Norway plans to reduce its emissions by at least 50 percent – aiming for a 55-percent reduction — by 2030 compared to 1990 levels.
Under the Government’s white paper on the climate action plan, the carbon tax rate would be raised from its current average level of about US$70 (590 Norwegian crowns) per ton CO2 equivalents to US$237 (2,000 Norwegian crowns) per ton CO2 equivalents in 2030.
The biggest carbon emitters in Norway, which include oil and gas producers, currently pay a carbon tax of around US$95 (800 Norwegian crowns) per ton CO2 equivalents.
“This will progressively increase the cost of emitting CO2 and give stronger incentives to reduce emissions. The Government’s policy is not to increase the overall level of taxation. Any tax increase will therefore be offset by reducing other taxes correspondingly,” the Government said today.
“The government will show how the oil and gas industry will cut, by 2030, its emissions by 50 percent,” Prime Minister Erna Solberg told a news conference, as carried by Reuters.
The carbon tax raise would be a significant cost increase for the industry and could weaken the competitiveness of the Norwegian Continental Shelf, Anniken Hauglie, Director General of The Norwegian Oil and Gas Association, NOG, said in a statement, commenting on the plan.
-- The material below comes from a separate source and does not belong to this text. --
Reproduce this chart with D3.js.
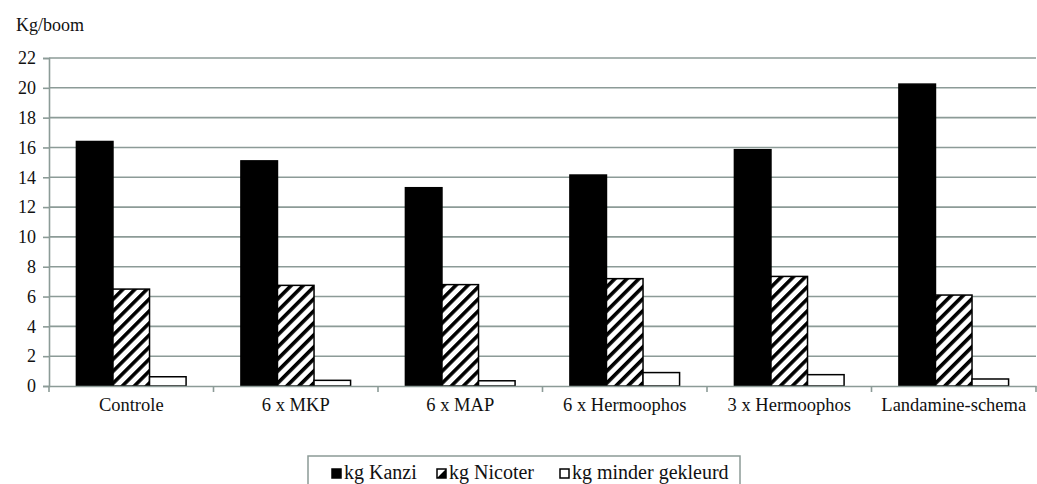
<!DOCTYPE html>
<html>
<head>
<meta charset="utf-8">
<script src="https://cdn.jsdelivr.net/npm/d3@7"></script>
<style>
  body { margin: 0; background: #fff; }
</style>
</head>
<body>
<div id="chart"></div>
<script>
const width = 1037, height = 484;

const categories = ["Controle", "6 x MKP", "6 x MAP", "6 x Hermoophos", "3 x Hermoophos", "Landamine-schema"];
const series = ["kg Kanzi", "kg Nicoter", "kg minder gekleurd"];
const kanzi = [16.4, 15.1, 13.3, 14.15, 15.85, 20.25];
const nicoter = [6.5, 6.75, 6.8, 7.2, 7.35, 6.1];
const minder = [0.62, 0.38, 0.35, 0.9, 0.76, 0.47];
const yTicks = [0, 2, 4, 6, 8, 10, 12, 14, 16, 18, 20, 22];

const values = [kanzi, nicoter, minder];
const margin = {left: 49, right: 1, top: 58, bottom: 98};
const serif = "'Liberation Serif', 'Times New Roman', serif";

const svg = d3.select("#chart")
	.append("svg")
	.attr("width", width)
	.attr("height", height)
	.attr("font-family", serif);

const defs = svg.append("defs");
const hatch = defs.append("pattern")
	.attr("id", "hatch")
	.attr("patternUnits", "userSpaceOnUse")
	.attr("width", 8.5)
	.attr("height", 8.5)
	.attr("patternTransform", "rotate(45)");
hatch.append("rect").attr("width", 8.5).attr("height", 8.5).attr("fill", "#fff");
hatch.append("rect").attr("x", 0).attr("width", 3.6).attr("height", 8.5).attr("fill", "#000");

const x = d3.scaleBand()
	.domain(categories)
	.range([margin.left, width - margin.right])
	.paddingInner(0)
	.paddingOuter(0);

const xInner = d3.scaleBand()
	.domain(series)
	.range([0, x.bandwidth()])
	.paddingOuter(0.75)
	.paddingInner(0);

const y = d3.scaleLinear()
	.domain([0, 22])
	.range([height - margin.bottom, margin.top]);

// gridlines
svg.append("g")
	.selectAll("line")
	.data(yTicks.slice(1))
	.join("line")
	.attr("x1", margin.left)
	.attr("x2", width - margin.right)
	.attr("y1", d => y(d))
	.attr("y2", d => y(d))
	.attr("stroke", "#8c9b97")
	.attr("stroke-width", 1.6);

// y axis
const yAxis = svg.append("g")
	.attr("transform", `translate(${margin.left},0)`)
	.call(d3.axisLeft(y).tickValues(yTicks).tickSize(6).tickPadding(7));
yAxis.attr("font-family", serif);
yAxis.select(".domain").attr("stroke", "#8c9b97").attr("stroke-width", 1.6);
yAxis.selectAll(".tick line").attr("stroke", "#8c9b97").attr("stroke-width", 1.6);
yAxis.selectAll("text").attr("font-size", 18).attr("fill", "#111");

// bars
const groups = svg.append("g")
	.selectAll("g")
	.data(categories)
	.join("g")
	.attr("transform", d => `translate(${x(d)},0)`);

groups.selectAll("rect")
	.data((c, i) => series.map((s, j) => ({s, j, v: values[j][i]})))
	.join("rect")
	.attr("x", d => xInner(d.s))
	.attr("width", xInner.bandwidth())
	.attr("y", d => y(d.v))
	.attr("height", d => y(0) - y(d.v))
	.attr("fill", d => d.j === 0 ? "#000" : d.j === 1 ? "url(#hatch)" : "#fff")
	.attr("stroke", "#000")
	.attr("stroke-width", 1.5);

// x axis
const xAxis = svg.append("g")
	.attr("transform", `translate(0,${y(0)})`)
	.call(d3.axisBottom(x).tickSize(0).tickPadding(12));
xAxis.attr("font-family", serif);
xAxis.select(".domain").attr("stroke", "#8c9b97").attr("stroke-width", 1.6);
xAxis.selectAll("text").attr("font-size", 18.5).attr("fill", "#111");
xAxis.append("g")
	.selectAll("line")
	.data(categories)
	.join("line")
	.attr("x1", d => x(d))
	.attr("x2", d => x(d))
	.attr("y1", 0)
	.attr("y2", 6)
	.attr("stroke", "#8c9b97")
	.attr("stroke-width", 1.6);
xAxis.append("line")
	.attr("x1", width - margin.right).attr("x2", width - margin.right)
	.attr("y1", 0).attr("y2", 6)
	.attr("stroke", "#8c9b97").attr("stroke-width", 1.6);

// unit label
svg.append("text")
	.attr("x", 16)
	.attr("y", 31)
	.attr("font-size", 18)
	.attr("fill", "#111")
	.text("Kg/boom");

// legend
const legend = svg.append("g");
legend.append("rect")
	.attr("x", 308)
	.attr("y", 456)
	.attr("width", 432)
	.attr("height", 40)
	.attr("fill", "#fff")
	.attr("stroke", "#8c9b97")
	.attr("stroke-width", 1.5);

const legendX = [332, 437, 560];
const items = legend.selectAll("g.item")
	.data(series)
	.join("g")
	.attr("class", "item")
	.attr("transform", (d, i) => `translate(${legendX[i]},0)`);

items.append("rect")
	.attr("x", 0)
	.attr("y", 469)
	.attr("width", 9)
	.attr("height", 9)
	.attr("fill", (d, i) => i === 0 ? "#000" : "#fff")
	.attr("stroke", "#000")
	.attr("stroke-width", 1.5);
items.filter((d, i) => i === 1)
	.append("path")
	.attr("d", "M9,469 L9,478 L0,478 Z")
	.attr("fill", "#000");
items.append("text")
	.attr("x", 12)
	.attr("y", 479)
	.attr("font-size", 20)
	.attr("fill", "#111")
	.text(d => d);
</script>
</body>
</html>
The petroleum industry in Norway is among the industries paying the highest total CO2 price globally through the carbon tax and quotas, Hauglie said, noting that the Government and industry should work to avoid making Norway uncompetitive by saddling the industry with high costs. Government and industry should work together for a framework that would achieve Norway’s climate goals without losing the value, jobs, and government revenues from one of the most important industries, Hauglie noted.